Pakistan needs integrated planning to reduce power sector losses: study
KARACHI: Pakistan’s electricity distribution system requires integrated planning and investment to reduce transmission and distribution (T&D) losses and ensure the smooth supply of cheaper electricity to consumers, according to a recent study.
The study, conducted by the Pakistan Credit Rating Agency (PACRA), said that while the country’s electricity distribution capacity is sufficient to meet demand, strengthening and expanding the T&D network is crucial for the optimal utilisation of this capacity.
It called for immediate measures to integrate planning and investment in the national grid system to eliminate T&D constraints and facilitate the efficient transmission of low-cost electricity to consumers.
The report highlighted that recent initiatives, such as the shift to solar energy, are expected to reduce losses and enhance energy independence, particularly for rural consumers. Additionally, disaggregating national uniform tariffs and allowing well-managed power distribution companies (Discos) to move towards privatisation would improve efficiency and minimise T&D losses.
Furthermore, since electricity subsidies are borne by the federal government, provincial governments lack the incentive to curb power theft. As a result, the study emphasised the need for urgent structural and infrastructural reforms.
The report noted that Pakistan’s overall power consumption declined by 2.9 per cent year-on-year (YoY) in FY24, representing 86.2 per cent of the total electricity generated during the same period. The sector continues to face persistent challenges, including high T&D losses and inadequate bill recovery by Discos.
Governance issues have significantly contributed to mounting circular debt, which reached Rs2.4 trillion in FY24 -- an increase of Rs100 billion YoY -- accounting for 2.3 per cent of the country’s GDP. Payables to independent power producers (IPPs) and Power Holding Private Limited (PHPL) made up 96 per cent of the total circular debt stock in FY24. As of the end of November 2024, the stock had declined marginally by 0.5 per cent compared to June 2024.
The report further revealed that T&D losses for Discos and K-Electric (KE) stood at 20.1 per cent and 16 per cent, respectively, in FY24, resulting in a financial impact of Rs276.3 billion -- an increase of 72.1 per cent YoY.
While the recovery rate against billed amounts stood at 92.6 per cent, down 0.7 per cent YoY, Disco receivables surged to Rs2,034 billion, reflecting a 17.7 per cent YoY increase.
During FY24, National Transmission and Despatch Company (NTDC) saw its gross and operating profit margin decline to 37 per cent, while its net profit margin fell to 11 per cent. Meanwhile, the average gross profit margin for Discos remained unchanged at 9.0 per cent compared to the previous year, despite a 31 per cent YoY rise in net revenue. However, the average net profit margin declined to -6.1 per cent.

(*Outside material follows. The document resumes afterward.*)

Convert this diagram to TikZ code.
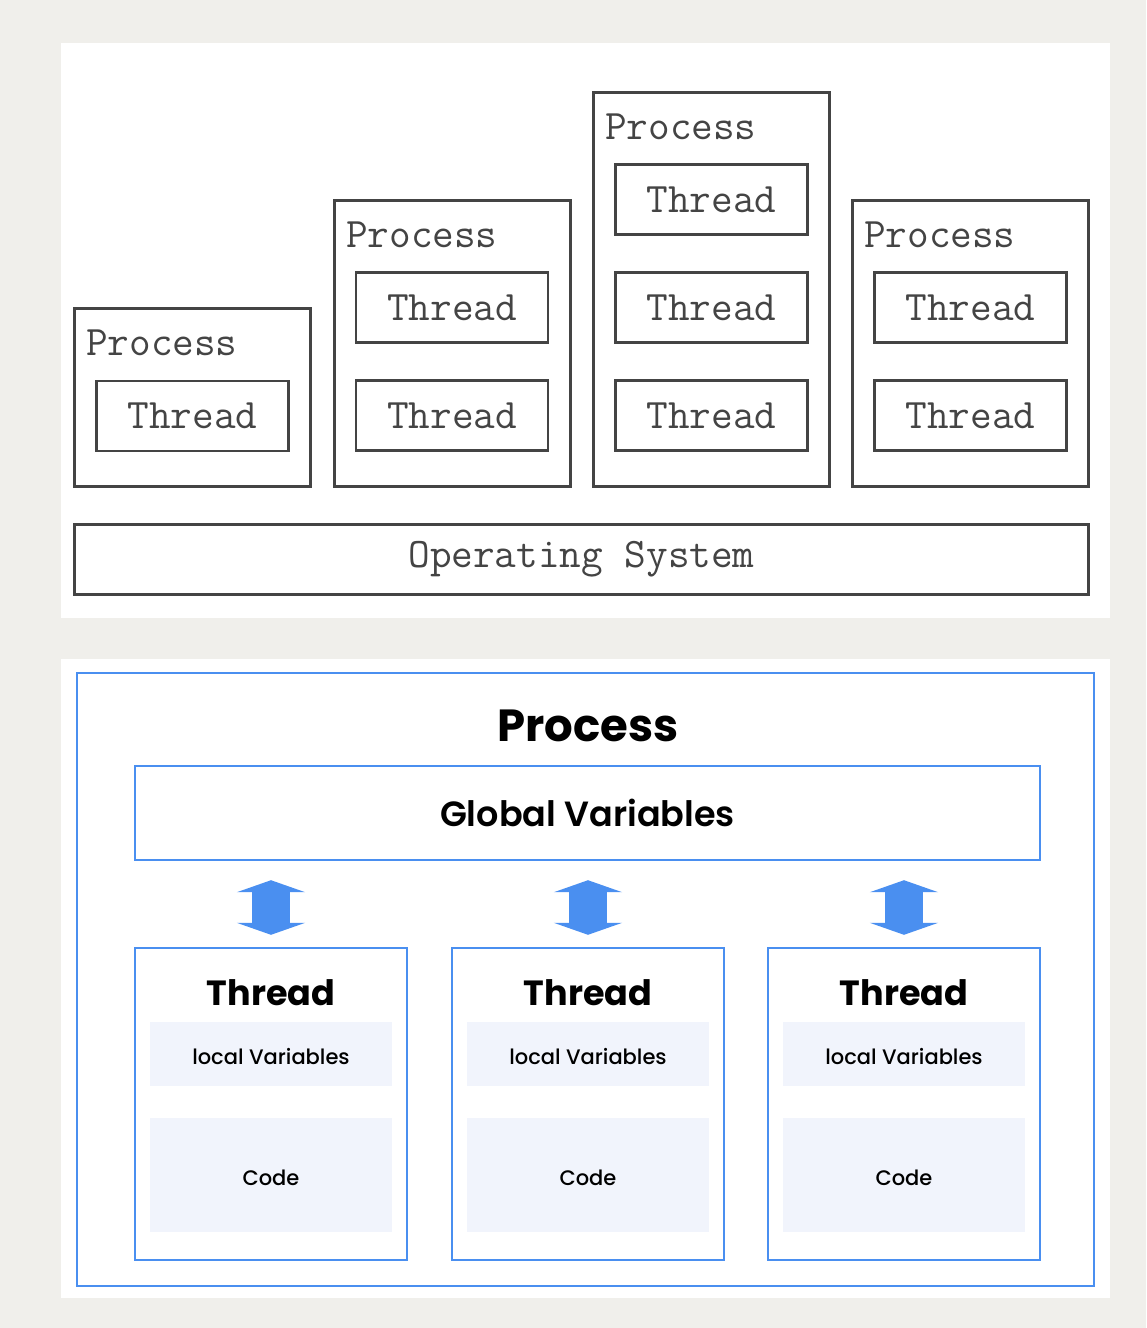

Alongside the drop in electricity consumption, sector players faced high energy and financing costs due to overall inflationary pressures and the State Bank of Pakistan’s hawkish monetary policy stance.
The report stated that in FY24, the household sector accounted for 86.8 per cent of total electricity connections in the country, followed by commercial and industrial users. In terms of consumption, households used the highest share at 46 per cent, followed by the industrial sector at 23 per cent.